VI. Examinant la proposition d'insertion, à la fin de la description, de la phrase mentionnée au paragraphe III supra, la chambre de recours technique 3.4.2 a estimé qu'il était fort douteux que le sens de la caractéristique ajoutée "pratiquement dépourvue de stries" puisse être modifié par le biais d'une telle insertion.
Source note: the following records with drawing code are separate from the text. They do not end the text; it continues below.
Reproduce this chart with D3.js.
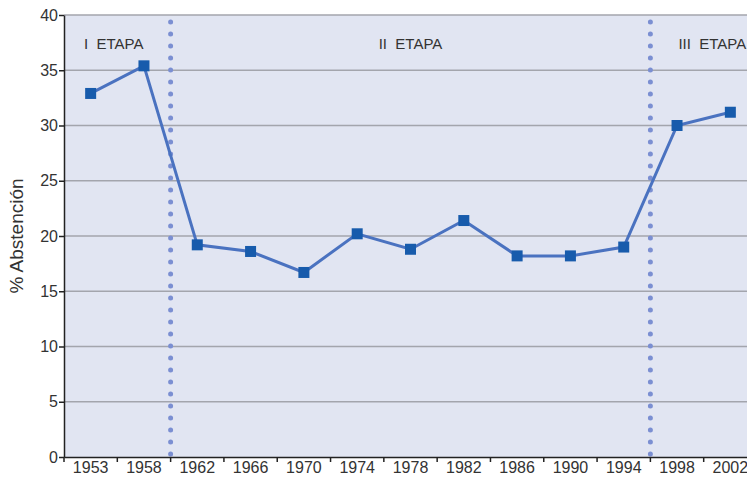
<!DOCTYPE html>
<html>
<head>
<meta charset="utf-8">
<script src="https://cdn.jsdelivr.net/npm/d3@7"></script>
<style>
body { margin: 0; background: #fff; }
text { font-family: "Liberation Sans", "DejaVu Sans", sans-serif; fill: #333; }
</style>
</head>
<body>
<script>
// data
var years = ["1953", "1958", "1962", "1966", "1970", "1974", "1978", "1982", "1986", "1990", "1994", "1998", "2002"];
var abstention = [32.9, 35.4, 19.2, 18.6, 16.7, 20.2, 18.8, 21.4, 18.2, 18.2, 19.0, 30.0, 31.2];
var yTicks = [0, 5, 10, 15, 20, 25, 30, 35, 40];
var stageLabels = ["I  ETAPA", "II  ETAPA", "III  ETAPA"];
// boundaries between stages (drawn between these year pairs)
var stageBreaks = [["1958", "1962"], ["1994", "1998"]];

var width = 747, height = 480;
var margin = {top: 15, left: 64, bottom: 23};
var plotRight = 757;

var svg = d3.select("body").append("svg")
    .attr("width", width)
    .attr("height", height);

var x = d3.scaleBand()
    .domain(years)
    .range([margin.left, plotRight]);

var y = d3.scaleLinear()
    .domain([0, 40])
    .range([height - margin.bottom, margin.top]);

// plot background
svg.append("rect")
    .attr("x", margin.left)
    .attr("y", y(40))
    .attr("width", plotRight - margin.left)
    .attr("height", y(0) - y(40))
    .style("fill", "#e1e5f2");

// gridlines
svg.append("g")
  .selectAll("line")
  .data(yTicks.filter(function(d) { return d > 0; }))
  .enter().append("line")
    .attr("x1", margin.left)
    .attr("x2", plotRight)
    .attr("y1", function(d) { return y(d); })
    .attr("y2", function(d) { return y(d); })
    .style("stroke", "#a3a5ad")
    .style("stroke-width", 1.5);

// dotted stage separators
svg.append("g")
  .selectAll("line")
  .data(stageBreaks)
  .enter().append("line")
    .attr("x1", function(d) { return x(d[1]); })
    .attr("x2", function(d) { return x(d[1]); })
    .attr("y1", y(0) - 3)
    .attr("y2", y(40))
    .style("stroke", "#7b8fd2")
    .style("stroke-width", 5)
    .style("stroke-linecap", "round")
    .style("stroke-dasharray", "0 12");

// stage labels
var stageX = [
  x(years[0]) + 20,
  (x(stageBreaks[0][1]) + x(stageBreaks[1][1])) / 2,
  x(stageBreaks[1][1]) + 28
];
svg.append("g")
  .selectAll("text")
  .data(stageLabels)
  .enter().append("text")
    .attr("x", function(d, i) { return stageX[i]; })
    .attr("y", 49)
    .attr("text-anchor", function(d, i) { return i == 1 ? "middle" : "start"; })
    .style("font-size", "15px")
    .style("white-space", "pre")
    .attr("xml:space", "preserve")
    .text(function(d) { return d; });

// axes
var yAxis = d3.axisLeft(y).tickValues(yTicks).tickSize(5).tickSizeOuter(0);
var gy = svg.append("g")
    .attr("transform", "translate(" + margin.left + ",0)")
    .call(yAxis);
gy.select(".domain").style("stroke", "#222").style("stroke-width", 1.5);
gy.selectAll(".tick line").style("stroke", "#222").style("stroke-width", 1.5);
gy.selectAll("text")
    .attr("x", -6)
    .style("font-size", "16px")
    .style("font-family", "Liberation Sans, sans-serif")
    .style("fill", "#333");

var xAxis = d3.axisBottom(x).tickSize(0);
var gx = svg.append("g")
    .attr("transform", "translate(0," + y(0) + ")")
    .call(xAxis);
gx.select(".domain").style("stroke", "#222").style("stroke-width", 1.5);
gx.selectAll("text")
    .attr("y", 5)
    .style("font-size", "16px")
    .style("font-family", "Liberation Sans, sans-serif")
    .style("fill", "#333");

// band boundary ticks
gx.append("g")
  .selectAll("line")
  .data(years)
  .enter().append("line")
    .attr("x1", function(d) { return x(d); })
    .attr("x2", function(d) { return x(d); })
    .attr("y1", 0)
    .attr("y2", 5)
    .style("stroke", "#222")
    .style("stroke-width", 1.5);

// y label
svg.append("text")
    .attr("transform", "translate(23," + ((y(0) + y(40)) / 2) + ") rotate(-90)")
    .attr("text-anchor", "middle")
    .style("font-size", "19px")
    .text("% Abstención");

// series line
var line = d3.line()
    .x(function(d, i) { return x(years[i]) + x.bandwidth() / 2; })
    .y(function(d) { return y(d); });

svg.append("path")
    .datum(abstention)
    .attr("d", line)
    .style("fill", "none")
    .style("stroke", "#4a72c0")
    .style("stroke-width", 3);

// markers
var m = 11;
svg.append("g")
  .selectAll("rect")
  .data(abstention)
  .enter().append("rect")
    .attr("x", function(d, i) { return x(years[i]) + x.bandwidth() / 2 - m / 2; })
    .attr("y", function(d) { return y(d) - m / 2; })
    .attr("width", m)
    .attr("height", m)
    .style("fill", "#175bac");
</script>
</body>
</html>
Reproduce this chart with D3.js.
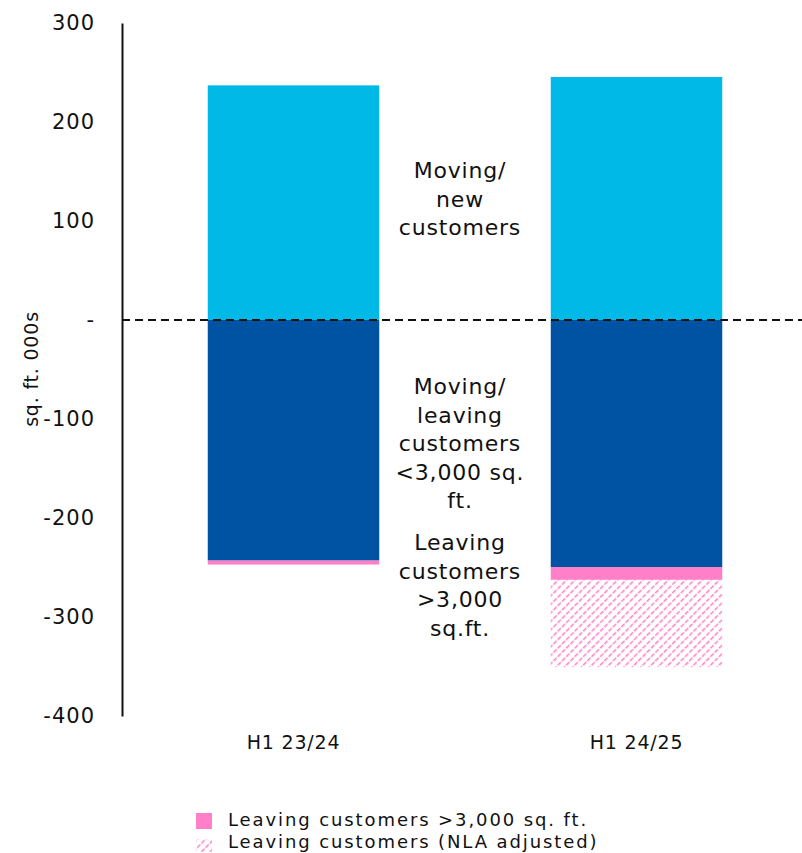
<!DOCTYPE html>
<html><head><meta charset="utf-8">
<script src="https://cdn.jsdelivr.net/npm/d3@7"></script>
<style>body{margin:0;background:#fff}svg{display:block}text{font-family:"DejaVu Sans",sans-serif;fill:#111}</style>
</head><body>
<script>
const categories = ["H1 23/24", "H1 24/25"];
const movingNew = [237, 245.5];
const movingLeaving = [-243, -249.5];
const leavingLarge = [-4, -13];
const leavingNLA = [0, -88];
const yTicks = [300, 200, 100, 0, -100, -200, -300, -400];
const yTickLabels = ["300", "200", "100", "-", "-100", "-200", "-300", "-400"];
const annotations = [
  {lines: ["Moving/", "new", "customers"], y: 170},
  {lines: ["Moving/", "leaving", "customers", "<3,000 sq.", "ft."], y: 386},
  {lines: ["Leaving", "customers", ">3,000", "sq.ft."], y: 542}
];
const legendItems = ["Leaving customers >3,000 sq. ft.", "Leaving customers (NLA adjusted)"];

const W = 802, H = 853;
const FONT = '"DejaVu Sans",sans-serif';
const svg = d3.select("body").append("svg").attr("width", W).attr("height", H);
const defs = svg.append("defs");
const pat = defs.append("pattern").attr("id", "hatch").attr("patternUnits", "userSpaceOnUse")
  .attr("width", 6).attr("height", 6).attr("patternTransform", "rotate(45)");
pat.append("rect").attr("width", 6).attr("height", 6).attr("fill", "#fff");
pat.append("line").attr("x1", 0).attr("y1", 0).attr("x2", 0).attr("y2", 6)
  .attr("stroke", "#ff80c8").attr("stroke-width", 3).attr("stroke-dasharray", "4 1.5");

const y = d3.scaleLinear().domain([-400, 300]).range([716, 23]);
const x = d3.scaleBand().domain(categories).range([122, 808]).paddingInner(0.5).paddingOuter(0.25);

const colors = {new: "#00b9e7", leave: "#0052a2", pink: "#ff80c8"};

categories.forEach((c, i) => {
  const bx = x(c), bw = x.bandwidth();
  svg.append("rect").attr("x", bx).attr("width", bw).attr("y", y(movingNew[i])).attr("height", y(0) - y(movingNew[i])).attr("fill", colors.new);
  svg.append("rect").attr("x", bx).attr("width", bw).attr("y", y(0)).attr("height", y(movingLeaving[i]) - y(0)).attr("fill", colors.leave);
  const b1 = movingLeaving[i], b2 = b1 + leavingLarge[i], b3 = b2 + leavingNLA[i];
  svg.append("rect").attr("x", bx).attr("width", bw).attr("y", y(b1)).attr("height", y(b2) - y(b1)).attr("fill", colors.pink);
  if (leavingNLA[i] !== 0)
    svg.append("rect").attr("x", bx).attr("width", bw).attr("y", y(b2)).attr("height", y(b3) - y(b2)).attr("fill", "url(#hatch)");
});

const yAxis = d3.axisLeft(y).tickValues(yTicks).tickSize(0).tickPadding(27)
  .tickFormat((d, i) => yTickLabels[i]);
const ga = svg.append("g").attr("transform", "translate(122,0)").call(yAxis);
ga.select(".domain").attr("stroke", "#111").attr("stroke-width", 2);
ga.selectAll("text").style("font-size", "21px").style("letter-spacing", "1px").attr("fill", "#111").style("font-family", FONT);

svg.append("line").attr("x1", 122).attr("x2", W).attr("y1", y(0)).attr("y2", y(0))
  .attr("stroke", "#111").attr("stroke-width", 2).attr("stroke-dasharray", "8 5");

const xAxis = d3.axisBottom(x).tickSize(0).tickPadding(0);
const gx = svg.append("g").attr("transform", "translate(0,735)").call(xAxis);
gx.select(".domain").remove();
gx.selectAll("text").style("font-size", "19px").style("letter-spacing", "0.8px").attr("fill", "#111").style("font-family", FONT);

svg.append("text").attr("transform", "translate(31,369) rotate(-90)").attr("text-anchor", "middle")
  .attr("dy", "0.35em").style("font-size", "19px").style("letter-spacing", "0.8px").text("sq. ft. 000s");

annotations.forEach(a => {
  const t = svg.append("text").attr("text-anchor", "middle").style("font-size", "22px").style("letter-spacing", "0.8px");
  a.lines.forEach((l, j) => t.append("tspan").attr("x", 460).attr("y", a.y + 8 + j * 28.5).text(l));
});

svg.append("rect").attr("x", 196).attr("y", 813).attr("width", 16).attr("height", 16).attr("fill", colors.pink);
svg.append("rect").attr("x", 196).attr("y", 839).attr("width", 16).attr("height", 13).attr("fill", "url(#hatch)");
legendItems.forEach((t, i) => {
  svg.append("text").attr("x", 228).attr("y", 826 + i * 22).style("font-size", "18px").style("letter-spacing", "1.9px").text(t);
});
</script>
</body></html>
En tout état de cause, elle a considéré que l'insertion elle-même irait au-delà du contenu de la demande telle que déposée, au sens de l'article 123(3) CBE, parce que le membre de phrase "pratiquement dépourvue de stries", d'une part, et l'allégation selon laquelle il équivaut à "d'une épaisseur pratiquement uniforme", d'autre part, ne trouvent aucun fondement dans la divulgation initiale.
VII. D'après la chambre de recours technique 3.4.2, il ressortait que dans les circonstances de l'affaire dont elle était saisie, les conditions requises pour satisfaire aux paragraphes 2 et 3 de l'article 123 CBE étaient opposées et que toute tentative de suppression, dans la revendication 1 du brevet litigieux, de la caractéristique "pratiquement dépourvue de stries", indûment ajoutée avant la délivrance, aurait pour conséquence d'étendre la protection conférée par le brevet.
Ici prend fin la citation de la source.